= Norton tradition =

Archaeological culture in Alaska, US

The Norton tradition is an archaeological culture that developed in the Western Arctic along the Alaskan shore of the Bering Strait around 1000 BC and lasted through about 800 AD. The Norton people used flake-stone tools like their predecessors, the Arctic small tool tradition, but they were more marine-oriented and brought new technologies such as oil-burning lamps and clay vessels into use.

Norton people used both marine and land resources as part of their subsistence strategy. They hunted caribou and smaller mammals as well as salmon and larger sea mammals. Their settlements were occupied fairly permanently, as is evidenced by village sites which contain substantial dwellings. During summer months, small camps may have been used as temporary hunting and fishing locations, but the main dwelling place was maintained and returned to at the end of the hunting season. In about 700 BC, the Norton inhabitants of the St. Lawrence and other Bering Strait Islands developed an even more specialized culture, based entirely on the ocean, called the Thule tradition.

==Stages==
The Norton tradition is divided into three stages of development.

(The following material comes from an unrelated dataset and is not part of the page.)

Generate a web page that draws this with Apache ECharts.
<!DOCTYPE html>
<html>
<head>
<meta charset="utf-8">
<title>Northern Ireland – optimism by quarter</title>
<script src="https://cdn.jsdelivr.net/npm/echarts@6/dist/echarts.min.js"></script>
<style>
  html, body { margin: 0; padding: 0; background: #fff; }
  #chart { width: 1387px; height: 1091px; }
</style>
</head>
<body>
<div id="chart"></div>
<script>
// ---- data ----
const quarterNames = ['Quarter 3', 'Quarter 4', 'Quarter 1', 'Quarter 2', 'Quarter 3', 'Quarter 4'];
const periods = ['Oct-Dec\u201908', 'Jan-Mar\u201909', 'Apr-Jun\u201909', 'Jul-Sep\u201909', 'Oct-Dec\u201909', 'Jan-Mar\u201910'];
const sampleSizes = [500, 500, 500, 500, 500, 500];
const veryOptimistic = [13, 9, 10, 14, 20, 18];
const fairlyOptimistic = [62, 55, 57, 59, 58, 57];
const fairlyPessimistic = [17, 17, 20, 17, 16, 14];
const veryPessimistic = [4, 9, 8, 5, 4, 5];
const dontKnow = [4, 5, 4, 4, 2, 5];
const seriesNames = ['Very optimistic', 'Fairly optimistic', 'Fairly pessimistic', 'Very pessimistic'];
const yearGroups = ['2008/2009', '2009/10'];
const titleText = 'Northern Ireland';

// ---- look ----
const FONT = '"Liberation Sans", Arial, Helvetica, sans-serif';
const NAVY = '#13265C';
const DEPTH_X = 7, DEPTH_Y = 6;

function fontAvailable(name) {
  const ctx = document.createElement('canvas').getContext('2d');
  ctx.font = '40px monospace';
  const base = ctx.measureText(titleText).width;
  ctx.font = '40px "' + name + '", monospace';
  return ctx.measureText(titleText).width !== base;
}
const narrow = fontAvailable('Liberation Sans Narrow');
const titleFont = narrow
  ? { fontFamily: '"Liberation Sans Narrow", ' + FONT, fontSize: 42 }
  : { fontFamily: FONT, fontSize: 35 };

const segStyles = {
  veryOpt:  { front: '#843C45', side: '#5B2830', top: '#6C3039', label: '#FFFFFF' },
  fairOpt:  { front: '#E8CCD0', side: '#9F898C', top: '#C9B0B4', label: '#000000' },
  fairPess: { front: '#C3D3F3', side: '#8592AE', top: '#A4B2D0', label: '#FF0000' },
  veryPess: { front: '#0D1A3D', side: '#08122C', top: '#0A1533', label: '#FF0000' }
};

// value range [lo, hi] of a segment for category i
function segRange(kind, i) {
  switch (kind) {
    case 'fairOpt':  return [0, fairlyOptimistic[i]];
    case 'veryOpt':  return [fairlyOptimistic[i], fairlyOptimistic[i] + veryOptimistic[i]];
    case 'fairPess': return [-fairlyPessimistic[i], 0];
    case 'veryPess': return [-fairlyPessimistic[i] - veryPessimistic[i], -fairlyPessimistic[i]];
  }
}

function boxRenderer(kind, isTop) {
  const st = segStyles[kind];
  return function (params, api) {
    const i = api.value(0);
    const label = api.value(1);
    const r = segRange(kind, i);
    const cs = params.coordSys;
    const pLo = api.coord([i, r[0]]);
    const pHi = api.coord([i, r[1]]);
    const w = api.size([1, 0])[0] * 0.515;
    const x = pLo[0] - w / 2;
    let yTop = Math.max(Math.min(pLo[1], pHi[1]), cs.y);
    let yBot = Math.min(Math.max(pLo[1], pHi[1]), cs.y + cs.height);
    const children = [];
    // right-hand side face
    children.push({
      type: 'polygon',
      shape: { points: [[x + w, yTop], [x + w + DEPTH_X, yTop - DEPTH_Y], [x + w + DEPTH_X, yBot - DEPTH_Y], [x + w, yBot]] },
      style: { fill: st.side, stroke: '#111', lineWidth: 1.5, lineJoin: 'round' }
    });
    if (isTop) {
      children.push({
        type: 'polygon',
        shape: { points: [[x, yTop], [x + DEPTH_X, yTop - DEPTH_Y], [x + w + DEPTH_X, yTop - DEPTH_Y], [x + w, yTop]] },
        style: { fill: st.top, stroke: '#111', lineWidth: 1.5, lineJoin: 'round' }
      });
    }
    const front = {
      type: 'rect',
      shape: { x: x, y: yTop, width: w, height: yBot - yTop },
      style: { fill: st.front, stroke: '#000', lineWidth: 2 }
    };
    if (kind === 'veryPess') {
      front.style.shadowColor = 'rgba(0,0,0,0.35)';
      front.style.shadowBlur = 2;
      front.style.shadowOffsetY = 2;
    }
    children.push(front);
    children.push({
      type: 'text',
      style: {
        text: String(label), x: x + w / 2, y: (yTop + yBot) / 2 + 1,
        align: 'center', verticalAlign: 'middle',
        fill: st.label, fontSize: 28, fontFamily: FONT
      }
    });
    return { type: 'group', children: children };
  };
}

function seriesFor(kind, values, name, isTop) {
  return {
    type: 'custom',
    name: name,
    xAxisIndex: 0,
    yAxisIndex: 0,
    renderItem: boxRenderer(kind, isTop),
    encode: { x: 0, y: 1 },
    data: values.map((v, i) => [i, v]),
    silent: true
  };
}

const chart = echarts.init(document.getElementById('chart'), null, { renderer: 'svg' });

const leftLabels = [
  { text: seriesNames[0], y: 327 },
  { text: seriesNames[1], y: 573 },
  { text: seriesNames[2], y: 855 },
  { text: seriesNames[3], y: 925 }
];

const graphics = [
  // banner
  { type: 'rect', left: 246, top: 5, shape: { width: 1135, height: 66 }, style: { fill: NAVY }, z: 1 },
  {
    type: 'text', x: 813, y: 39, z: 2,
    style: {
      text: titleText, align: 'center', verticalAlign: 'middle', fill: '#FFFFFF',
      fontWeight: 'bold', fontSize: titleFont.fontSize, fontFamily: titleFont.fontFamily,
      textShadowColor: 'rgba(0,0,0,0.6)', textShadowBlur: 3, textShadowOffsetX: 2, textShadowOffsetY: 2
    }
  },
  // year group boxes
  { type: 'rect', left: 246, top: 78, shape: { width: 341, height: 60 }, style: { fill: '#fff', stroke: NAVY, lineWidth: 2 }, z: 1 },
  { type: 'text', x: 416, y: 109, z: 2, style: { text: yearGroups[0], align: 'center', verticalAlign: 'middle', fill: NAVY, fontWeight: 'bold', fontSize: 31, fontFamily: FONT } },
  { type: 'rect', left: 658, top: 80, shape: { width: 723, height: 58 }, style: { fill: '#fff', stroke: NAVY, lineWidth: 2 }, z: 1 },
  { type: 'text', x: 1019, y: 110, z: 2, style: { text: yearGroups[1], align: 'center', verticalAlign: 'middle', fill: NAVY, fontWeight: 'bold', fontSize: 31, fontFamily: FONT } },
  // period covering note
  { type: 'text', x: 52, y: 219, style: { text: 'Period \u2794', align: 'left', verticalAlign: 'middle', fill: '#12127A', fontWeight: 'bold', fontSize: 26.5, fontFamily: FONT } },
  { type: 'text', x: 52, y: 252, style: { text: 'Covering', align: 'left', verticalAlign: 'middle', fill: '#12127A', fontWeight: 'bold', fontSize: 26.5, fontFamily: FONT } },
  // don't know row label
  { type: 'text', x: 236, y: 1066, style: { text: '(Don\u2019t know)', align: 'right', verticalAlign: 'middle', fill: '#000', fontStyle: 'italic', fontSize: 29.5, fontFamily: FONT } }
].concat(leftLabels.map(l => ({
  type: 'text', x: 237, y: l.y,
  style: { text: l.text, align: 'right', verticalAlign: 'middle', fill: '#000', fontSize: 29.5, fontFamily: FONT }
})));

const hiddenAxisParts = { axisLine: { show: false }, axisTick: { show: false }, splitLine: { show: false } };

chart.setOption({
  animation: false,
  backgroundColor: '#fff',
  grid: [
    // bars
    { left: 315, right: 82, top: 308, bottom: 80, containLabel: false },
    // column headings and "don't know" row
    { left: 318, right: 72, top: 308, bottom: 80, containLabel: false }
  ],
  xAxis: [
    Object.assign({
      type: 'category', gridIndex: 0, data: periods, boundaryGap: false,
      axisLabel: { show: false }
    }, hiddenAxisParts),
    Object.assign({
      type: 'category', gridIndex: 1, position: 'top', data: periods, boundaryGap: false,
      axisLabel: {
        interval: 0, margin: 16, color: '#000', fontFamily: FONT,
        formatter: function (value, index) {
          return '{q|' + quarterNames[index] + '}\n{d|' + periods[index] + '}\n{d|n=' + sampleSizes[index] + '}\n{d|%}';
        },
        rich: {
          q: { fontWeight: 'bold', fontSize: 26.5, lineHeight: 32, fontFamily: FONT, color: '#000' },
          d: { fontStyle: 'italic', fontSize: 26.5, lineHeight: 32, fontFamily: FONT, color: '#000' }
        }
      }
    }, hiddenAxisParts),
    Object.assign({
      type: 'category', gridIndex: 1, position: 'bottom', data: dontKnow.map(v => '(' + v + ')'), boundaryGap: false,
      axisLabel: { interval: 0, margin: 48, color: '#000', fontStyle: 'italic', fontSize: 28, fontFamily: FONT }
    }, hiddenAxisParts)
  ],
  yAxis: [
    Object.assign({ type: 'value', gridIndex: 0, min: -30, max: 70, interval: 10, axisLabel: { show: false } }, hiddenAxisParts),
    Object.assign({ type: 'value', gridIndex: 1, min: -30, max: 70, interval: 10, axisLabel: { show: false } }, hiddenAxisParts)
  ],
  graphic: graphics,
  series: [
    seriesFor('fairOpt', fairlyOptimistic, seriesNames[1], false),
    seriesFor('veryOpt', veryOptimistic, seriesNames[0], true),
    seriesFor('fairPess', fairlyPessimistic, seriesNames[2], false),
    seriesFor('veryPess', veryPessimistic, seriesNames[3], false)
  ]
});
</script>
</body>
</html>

The first, the Choris Stage (ca. 1600—500 BC), consists of coastal sites mostly in northwest Alaska containing fiber-tempered pottery with linear stamping decorating the outsides of the vessels. There is much local variation in this stage, which may indicate relative isolation of communities. The Choris people constructed sizable oval houses, hunted caribou and sea mammals and used Siberian-styled pottery. They may have expanded as far as the Mackenzie River Delta and Banks Island.

The second stage, Norton (500 BC—800 AD), is distinguished by caribou (hunting) and fishing. There developed more refined pottery that included the Choris-style stamps, but also included check stamps applied using ivory paddles. New technology included stone lamps, stone working, asymmetrical knives, and ground stone projectile points made from slate.

The final stage, the Ipiutak Stage (1—800 AD), was a more artistically developed form of the Norton Culture. Their technology was less advanced (no pottery, oil lamps, or slate artifacts), but they used elegant harpoon heads that were ornately adorned. Their art tradition consisted of mainly ivory carvings of animal and human figures. They focused more on marine hunting than the first two stages and their settlements were very permanent.